- **EXERCISE INSTRUCTIONS**
Leave out every picture. Copy exactly the lines from the one holding "Reproduce this chart with Chart.js." through the one holding "const quietAmp = 0.05;".

- **RAW DATA**
+++++

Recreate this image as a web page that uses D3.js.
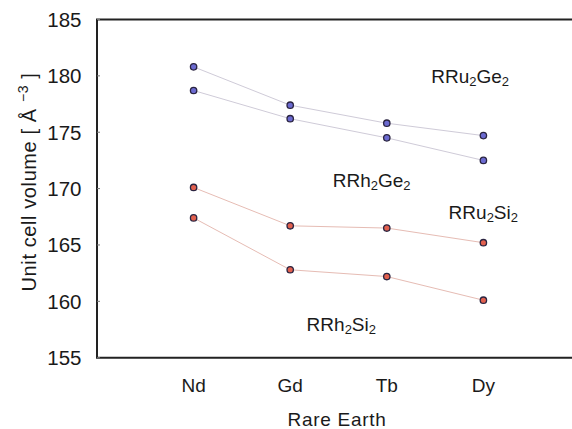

+++++

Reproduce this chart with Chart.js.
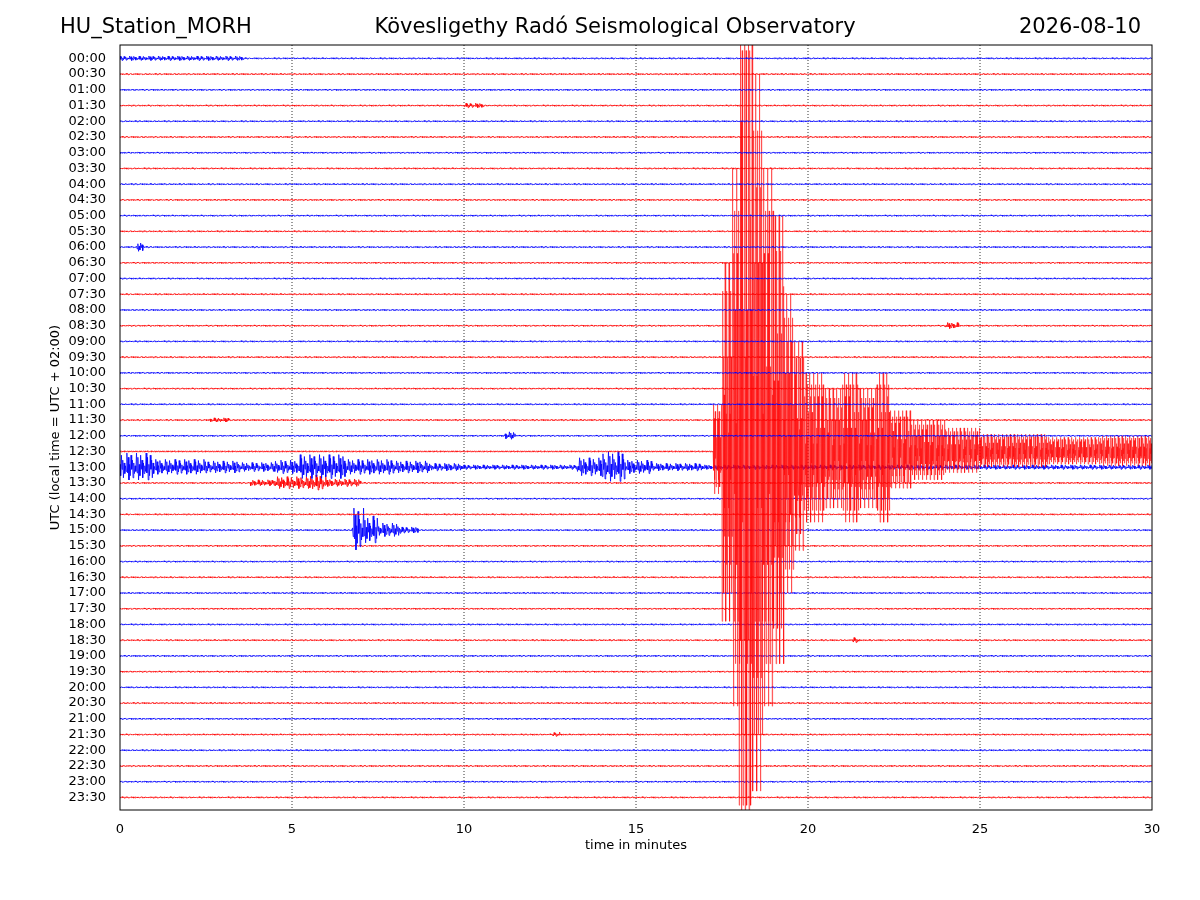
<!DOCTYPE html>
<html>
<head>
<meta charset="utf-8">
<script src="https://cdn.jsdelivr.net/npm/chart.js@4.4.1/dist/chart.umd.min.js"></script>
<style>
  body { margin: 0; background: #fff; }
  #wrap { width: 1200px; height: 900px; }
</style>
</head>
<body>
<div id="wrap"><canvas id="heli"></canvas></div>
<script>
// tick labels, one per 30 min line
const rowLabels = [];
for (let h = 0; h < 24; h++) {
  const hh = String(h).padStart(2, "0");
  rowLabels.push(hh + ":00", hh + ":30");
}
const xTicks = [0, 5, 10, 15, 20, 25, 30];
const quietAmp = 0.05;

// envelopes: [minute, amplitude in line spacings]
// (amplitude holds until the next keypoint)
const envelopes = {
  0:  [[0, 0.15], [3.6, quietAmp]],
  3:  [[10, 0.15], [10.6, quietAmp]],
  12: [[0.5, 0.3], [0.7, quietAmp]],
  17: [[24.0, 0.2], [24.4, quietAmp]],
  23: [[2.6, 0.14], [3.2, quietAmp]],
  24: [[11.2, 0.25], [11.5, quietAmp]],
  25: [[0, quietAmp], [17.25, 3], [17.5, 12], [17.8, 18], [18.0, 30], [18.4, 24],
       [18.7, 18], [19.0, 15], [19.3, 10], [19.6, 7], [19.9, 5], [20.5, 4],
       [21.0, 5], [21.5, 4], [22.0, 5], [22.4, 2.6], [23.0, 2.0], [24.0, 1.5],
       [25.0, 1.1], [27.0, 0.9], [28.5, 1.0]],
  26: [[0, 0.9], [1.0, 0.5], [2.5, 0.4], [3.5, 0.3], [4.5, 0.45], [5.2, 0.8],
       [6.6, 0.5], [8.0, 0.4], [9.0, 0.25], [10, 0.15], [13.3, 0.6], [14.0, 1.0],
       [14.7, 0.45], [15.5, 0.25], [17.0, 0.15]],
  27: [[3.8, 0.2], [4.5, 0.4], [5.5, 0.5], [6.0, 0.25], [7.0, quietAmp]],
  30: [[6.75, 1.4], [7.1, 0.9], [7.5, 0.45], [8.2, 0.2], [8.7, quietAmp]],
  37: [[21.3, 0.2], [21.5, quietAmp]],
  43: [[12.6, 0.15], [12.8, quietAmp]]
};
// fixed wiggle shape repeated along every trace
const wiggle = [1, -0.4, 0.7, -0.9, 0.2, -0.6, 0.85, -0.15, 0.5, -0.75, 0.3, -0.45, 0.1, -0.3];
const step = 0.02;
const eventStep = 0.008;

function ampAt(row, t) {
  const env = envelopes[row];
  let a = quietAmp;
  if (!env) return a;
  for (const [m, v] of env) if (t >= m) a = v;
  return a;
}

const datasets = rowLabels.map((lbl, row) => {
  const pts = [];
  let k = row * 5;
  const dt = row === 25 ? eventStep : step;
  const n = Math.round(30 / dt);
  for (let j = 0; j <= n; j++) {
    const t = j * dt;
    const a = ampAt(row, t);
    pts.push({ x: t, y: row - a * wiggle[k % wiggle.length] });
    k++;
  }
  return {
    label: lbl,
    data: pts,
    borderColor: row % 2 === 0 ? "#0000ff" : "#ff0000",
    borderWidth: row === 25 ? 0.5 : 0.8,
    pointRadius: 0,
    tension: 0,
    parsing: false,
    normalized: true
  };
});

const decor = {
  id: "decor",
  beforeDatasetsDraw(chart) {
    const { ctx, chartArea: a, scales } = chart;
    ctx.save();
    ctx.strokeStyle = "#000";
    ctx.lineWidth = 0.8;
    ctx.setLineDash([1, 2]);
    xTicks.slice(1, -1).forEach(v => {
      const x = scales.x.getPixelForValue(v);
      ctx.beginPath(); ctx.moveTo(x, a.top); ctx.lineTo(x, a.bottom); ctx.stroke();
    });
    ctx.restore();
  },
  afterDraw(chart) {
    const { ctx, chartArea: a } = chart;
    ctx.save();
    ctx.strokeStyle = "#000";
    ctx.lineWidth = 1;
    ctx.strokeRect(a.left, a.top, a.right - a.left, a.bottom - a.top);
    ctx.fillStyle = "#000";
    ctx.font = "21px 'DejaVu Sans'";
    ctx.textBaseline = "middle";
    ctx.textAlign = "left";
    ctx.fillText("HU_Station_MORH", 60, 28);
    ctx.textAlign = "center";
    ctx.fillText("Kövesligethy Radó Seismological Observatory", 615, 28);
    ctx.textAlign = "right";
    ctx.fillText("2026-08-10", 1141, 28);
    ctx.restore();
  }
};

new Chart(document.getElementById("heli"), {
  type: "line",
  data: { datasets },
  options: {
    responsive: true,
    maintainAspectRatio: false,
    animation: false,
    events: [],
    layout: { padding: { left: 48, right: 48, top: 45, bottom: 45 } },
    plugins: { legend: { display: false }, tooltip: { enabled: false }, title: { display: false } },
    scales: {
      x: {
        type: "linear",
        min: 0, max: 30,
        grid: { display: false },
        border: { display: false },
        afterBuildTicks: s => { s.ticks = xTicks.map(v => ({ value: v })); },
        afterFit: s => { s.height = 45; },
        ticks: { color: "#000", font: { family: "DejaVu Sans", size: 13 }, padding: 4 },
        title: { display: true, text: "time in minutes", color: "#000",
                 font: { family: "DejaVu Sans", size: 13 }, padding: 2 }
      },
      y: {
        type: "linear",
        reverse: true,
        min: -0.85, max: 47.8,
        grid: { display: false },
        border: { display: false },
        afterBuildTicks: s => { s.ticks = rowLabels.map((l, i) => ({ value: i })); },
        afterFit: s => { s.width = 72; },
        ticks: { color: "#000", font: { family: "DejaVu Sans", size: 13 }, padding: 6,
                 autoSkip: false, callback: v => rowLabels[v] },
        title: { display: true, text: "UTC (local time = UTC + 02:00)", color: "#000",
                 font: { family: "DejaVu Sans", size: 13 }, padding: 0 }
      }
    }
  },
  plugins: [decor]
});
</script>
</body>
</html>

+++++

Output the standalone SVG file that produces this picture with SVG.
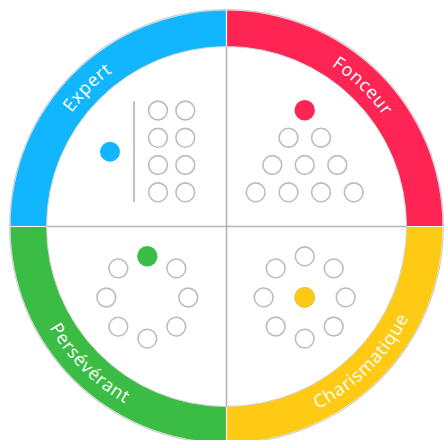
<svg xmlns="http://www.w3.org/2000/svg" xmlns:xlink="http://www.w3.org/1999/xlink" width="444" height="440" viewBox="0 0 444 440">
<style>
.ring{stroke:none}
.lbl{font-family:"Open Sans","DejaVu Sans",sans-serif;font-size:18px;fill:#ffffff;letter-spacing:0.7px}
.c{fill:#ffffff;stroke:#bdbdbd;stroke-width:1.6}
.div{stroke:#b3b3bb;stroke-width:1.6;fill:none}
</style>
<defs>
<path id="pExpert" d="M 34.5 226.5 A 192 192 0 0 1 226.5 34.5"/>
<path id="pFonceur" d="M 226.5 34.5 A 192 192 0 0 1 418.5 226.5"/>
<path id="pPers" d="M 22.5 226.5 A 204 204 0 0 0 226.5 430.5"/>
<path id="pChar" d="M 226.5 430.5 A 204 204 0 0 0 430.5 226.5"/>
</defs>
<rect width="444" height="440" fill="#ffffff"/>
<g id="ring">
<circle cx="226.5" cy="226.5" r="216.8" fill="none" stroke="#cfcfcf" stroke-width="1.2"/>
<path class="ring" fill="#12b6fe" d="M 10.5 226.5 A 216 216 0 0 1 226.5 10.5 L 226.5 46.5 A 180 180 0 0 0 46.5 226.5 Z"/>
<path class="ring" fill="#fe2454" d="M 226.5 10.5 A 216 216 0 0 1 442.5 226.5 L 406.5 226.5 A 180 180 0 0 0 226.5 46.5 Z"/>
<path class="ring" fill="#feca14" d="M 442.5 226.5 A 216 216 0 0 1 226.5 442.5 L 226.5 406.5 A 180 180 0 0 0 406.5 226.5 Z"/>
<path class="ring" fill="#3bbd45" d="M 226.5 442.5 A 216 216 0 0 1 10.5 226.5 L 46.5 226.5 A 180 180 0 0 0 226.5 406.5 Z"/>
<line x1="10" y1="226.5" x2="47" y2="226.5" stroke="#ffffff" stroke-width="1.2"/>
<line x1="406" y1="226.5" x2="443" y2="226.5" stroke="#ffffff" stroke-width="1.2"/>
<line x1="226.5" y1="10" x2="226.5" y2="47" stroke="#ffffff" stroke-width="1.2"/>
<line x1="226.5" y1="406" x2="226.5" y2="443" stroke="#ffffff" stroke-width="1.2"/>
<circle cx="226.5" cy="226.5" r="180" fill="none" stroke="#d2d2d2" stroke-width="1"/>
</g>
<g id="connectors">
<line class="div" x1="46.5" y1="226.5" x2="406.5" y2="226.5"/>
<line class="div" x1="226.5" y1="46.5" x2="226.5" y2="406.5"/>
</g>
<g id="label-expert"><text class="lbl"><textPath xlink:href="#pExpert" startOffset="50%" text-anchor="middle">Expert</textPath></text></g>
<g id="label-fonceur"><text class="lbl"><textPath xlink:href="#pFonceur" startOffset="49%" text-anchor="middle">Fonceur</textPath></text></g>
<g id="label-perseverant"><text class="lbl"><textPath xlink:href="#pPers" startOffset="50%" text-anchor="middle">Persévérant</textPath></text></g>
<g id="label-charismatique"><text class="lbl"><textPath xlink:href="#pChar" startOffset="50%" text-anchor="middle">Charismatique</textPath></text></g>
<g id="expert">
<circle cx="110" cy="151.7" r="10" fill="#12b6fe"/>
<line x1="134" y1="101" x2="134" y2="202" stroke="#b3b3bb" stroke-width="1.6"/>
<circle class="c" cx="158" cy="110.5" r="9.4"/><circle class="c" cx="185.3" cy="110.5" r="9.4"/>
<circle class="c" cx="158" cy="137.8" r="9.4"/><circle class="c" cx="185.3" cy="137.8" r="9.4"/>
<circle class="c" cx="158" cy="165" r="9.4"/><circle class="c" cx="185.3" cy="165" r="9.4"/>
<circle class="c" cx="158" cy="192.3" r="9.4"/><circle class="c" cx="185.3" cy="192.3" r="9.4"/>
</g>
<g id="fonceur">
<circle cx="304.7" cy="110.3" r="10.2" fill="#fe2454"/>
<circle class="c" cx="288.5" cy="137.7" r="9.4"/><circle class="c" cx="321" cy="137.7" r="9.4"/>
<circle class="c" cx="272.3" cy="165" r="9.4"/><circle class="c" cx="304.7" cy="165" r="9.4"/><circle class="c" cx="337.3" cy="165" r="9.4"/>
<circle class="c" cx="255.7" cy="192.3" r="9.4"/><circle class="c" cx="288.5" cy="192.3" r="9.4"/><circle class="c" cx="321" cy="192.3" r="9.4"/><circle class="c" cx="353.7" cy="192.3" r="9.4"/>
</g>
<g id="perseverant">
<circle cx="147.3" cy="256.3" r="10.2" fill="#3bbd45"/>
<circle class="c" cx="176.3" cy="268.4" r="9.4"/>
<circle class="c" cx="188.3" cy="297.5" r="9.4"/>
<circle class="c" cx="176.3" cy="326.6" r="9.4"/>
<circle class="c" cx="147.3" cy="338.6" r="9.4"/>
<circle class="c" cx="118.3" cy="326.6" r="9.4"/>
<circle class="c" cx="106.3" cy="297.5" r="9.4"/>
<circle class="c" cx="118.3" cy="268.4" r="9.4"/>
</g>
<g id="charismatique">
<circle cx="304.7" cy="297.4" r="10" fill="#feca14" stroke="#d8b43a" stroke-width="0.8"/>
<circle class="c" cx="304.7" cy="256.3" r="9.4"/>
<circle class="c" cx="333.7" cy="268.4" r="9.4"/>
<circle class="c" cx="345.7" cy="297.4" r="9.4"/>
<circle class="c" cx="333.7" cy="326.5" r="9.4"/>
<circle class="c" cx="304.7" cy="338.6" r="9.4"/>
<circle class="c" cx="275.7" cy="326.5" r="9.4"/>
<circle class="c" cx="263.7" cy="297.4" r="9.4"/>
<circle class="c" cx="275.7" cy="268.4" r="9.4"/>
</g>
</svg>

+++++

- **COMPLETED EXERCISE**
Reproduce this chart with Chart.js.
<!DOCTYPE html>
<html>
<head>
<meta charset="utf-8">
<script src="https://cdn.jsdelivr.net/npm/chart.js@4.4.1/dist/chart.umd.min.js"></script>
<style>
  body { margin: 0; background: #fff; }
  #wrap { width: 1200px; height: 900px; }
</style>
</head>
<body>
<div id="wrap"><canvas id="heli"></canvas></div>
<script>
// tick labels, one per 30 min line
const rowLabels = [];
for (let h = 0; h < 24; h++) {
  const hh = String(h).padStart(2, "0");
  rowLabels.push(hh + ":00", hh + ":30");
}
const xTicks = [0, 5, 10, 15, 20, 25, 30];
const quietAmp = 0.05;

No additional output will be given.